Learning Algebraic Number theory I am looking for a good reference to self study algebraic number theory, as no undergraduate course is given at the university. I've web-searched a lot of online notes and courses, and I don't seem to understand what's happening. Could anyone who took/is taking/teaching a course in algebraic number theory say what are the prerequisites and the corequisites to tackle the subject in an efficient way? Further, could anyone suggest a good reference to learn the subject?
 A: At the University of New South Wales (UNSW), which is considered to house the best school of mathematics in Australia, we have a third-year undergraduate course entitled Algebraic Techniques in Number Theory. 
Having read the course outline, it appears that a background of linear algebra and discrete mathematics comes in handy. 
Unfortunately, they don't recommend any textbooks as the course is self-contained, and claim that any textbook on number theory would be useful. However, it appears as though A Classical Introduction to Modern Number Theory by Ireland and Rosen is a popular choice.
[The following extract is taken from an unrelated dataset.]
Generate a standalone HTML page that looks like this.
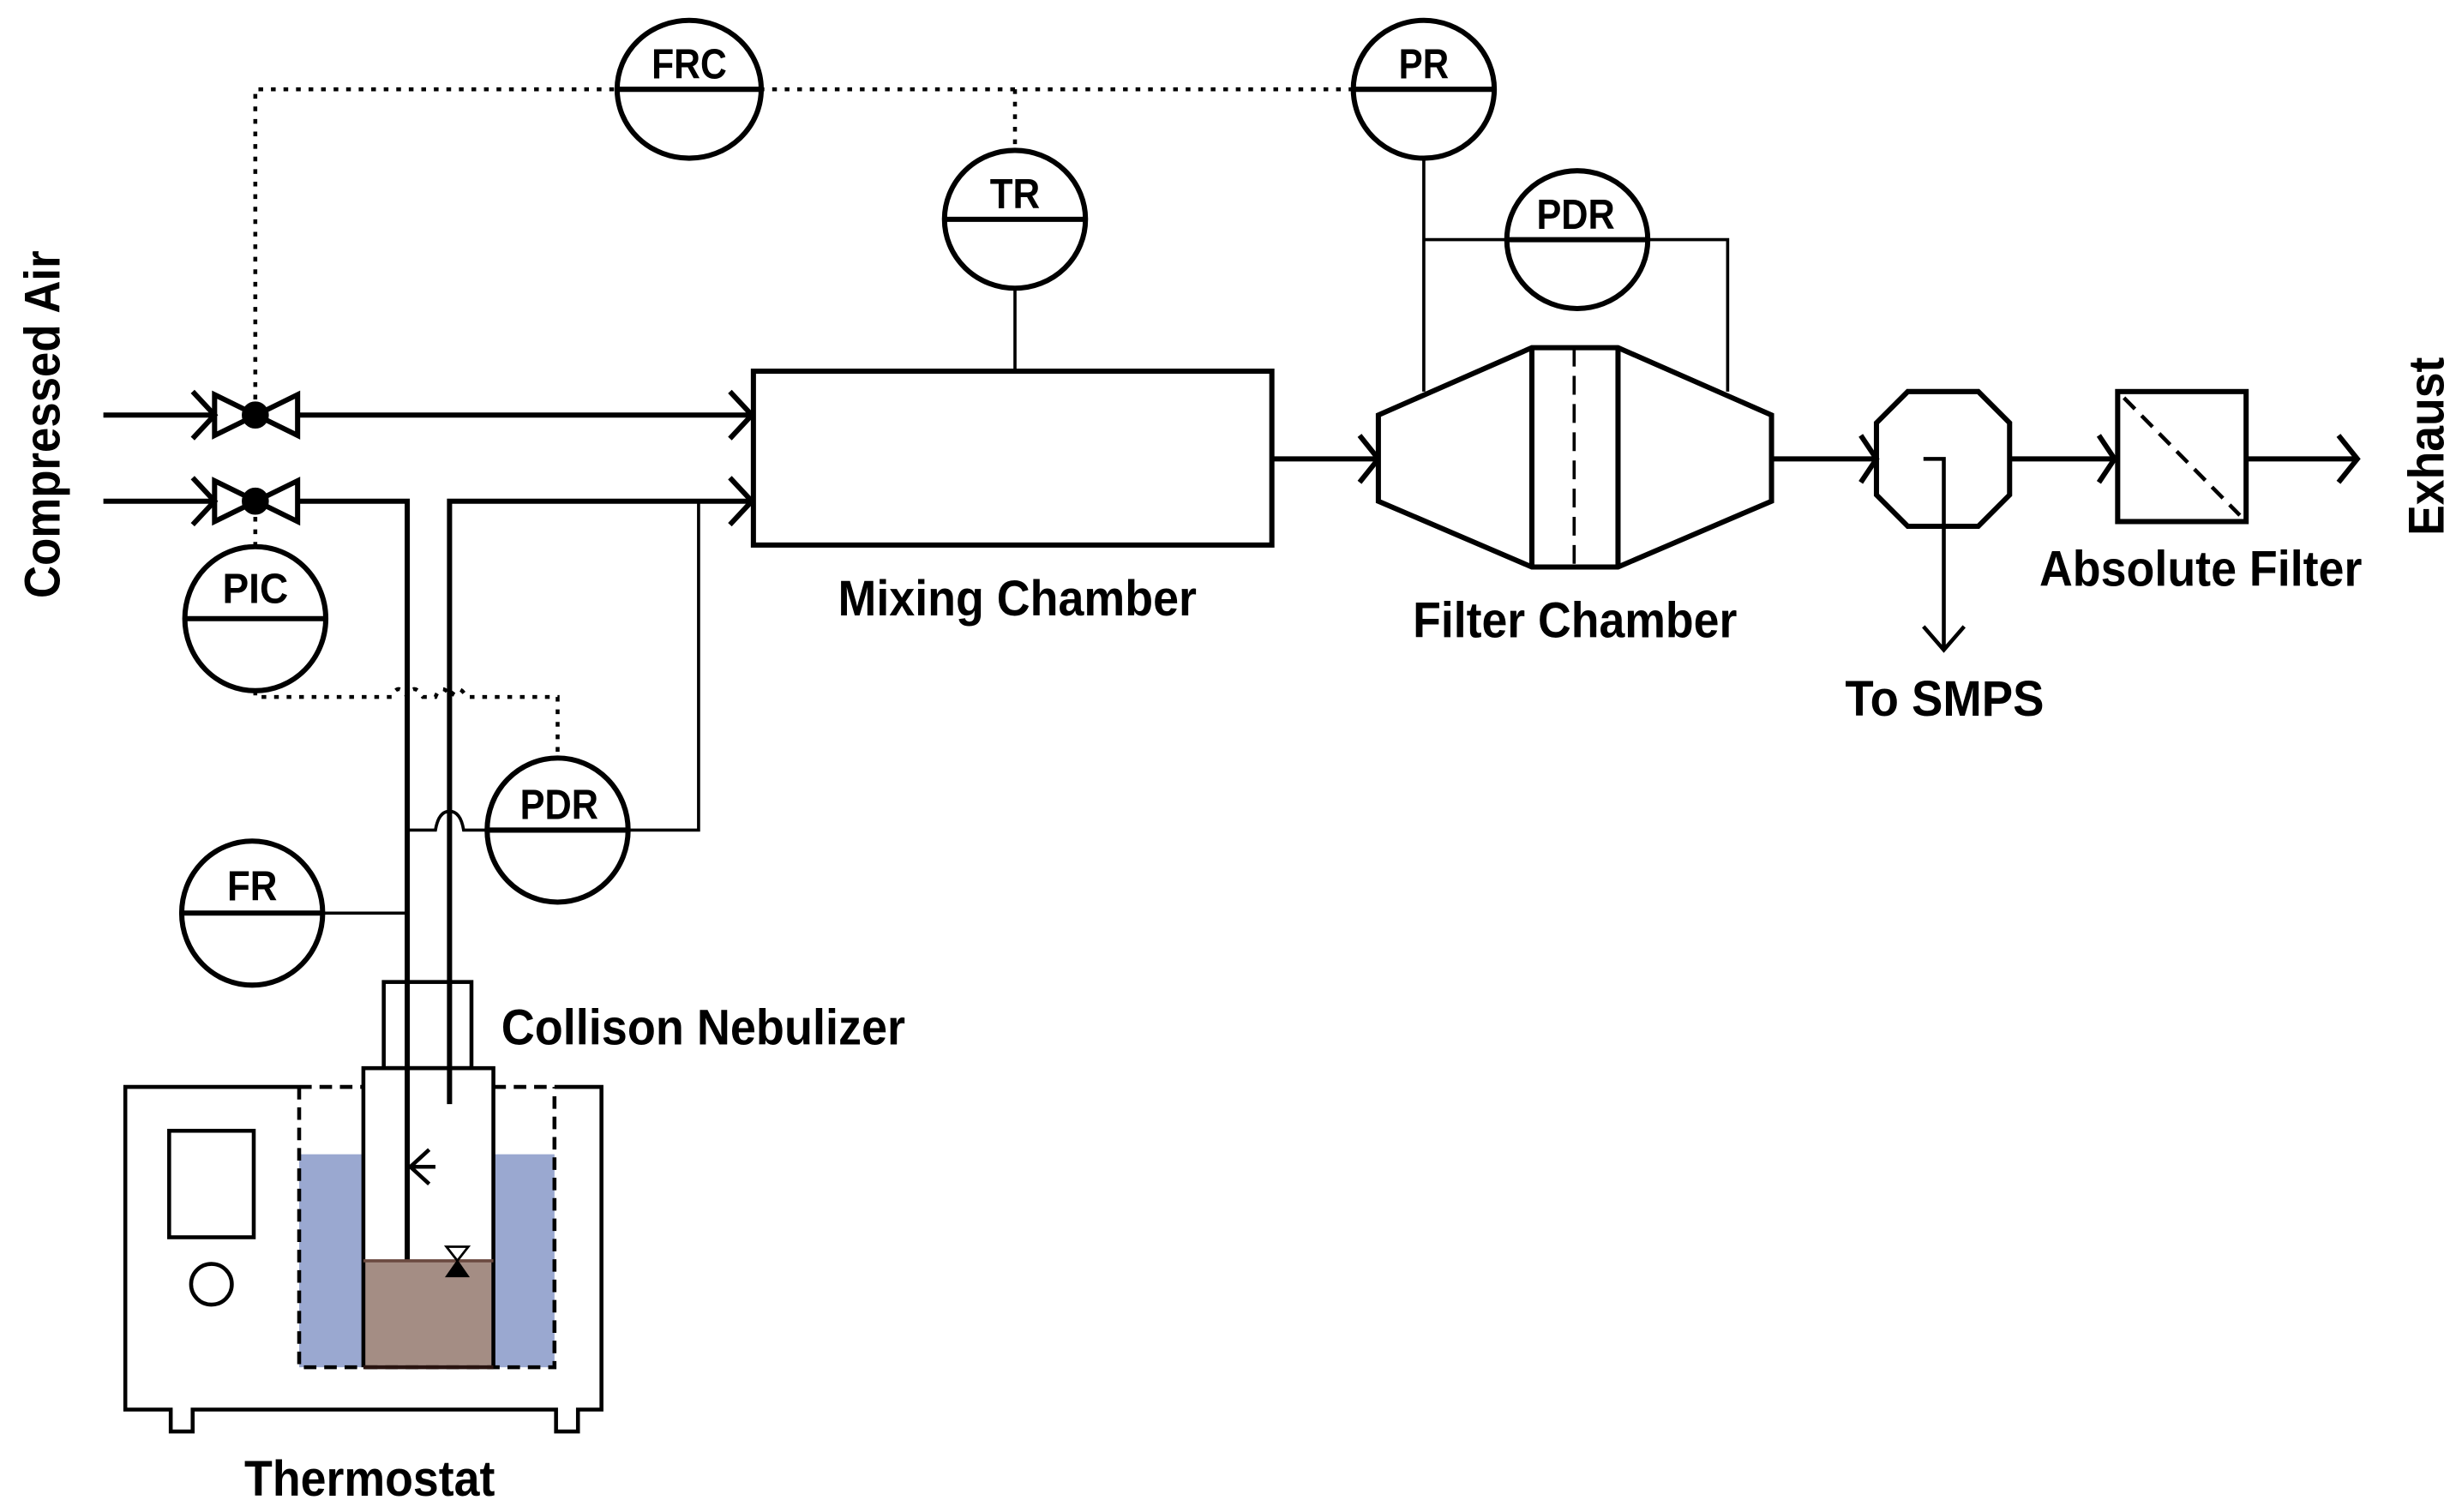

A: Algebraic Number Theory by Jarvis could be a good option. It has an appendix containing extensive hints and solutions to the exercises (handy for self-study) and has modest prerequisites: linear algebra, some elementary number theory and parts of abstract algebra (groups up to Lagrange's theorem and some acquaintance with rings and fields). It's aimed at advanced undergraduates.
A: Answer: A bit more advanced is Neukirch, "Algebraic Number Theory". You need background in commutative algebra (Atiyah-Macdonald or Matsumura). Its a good book.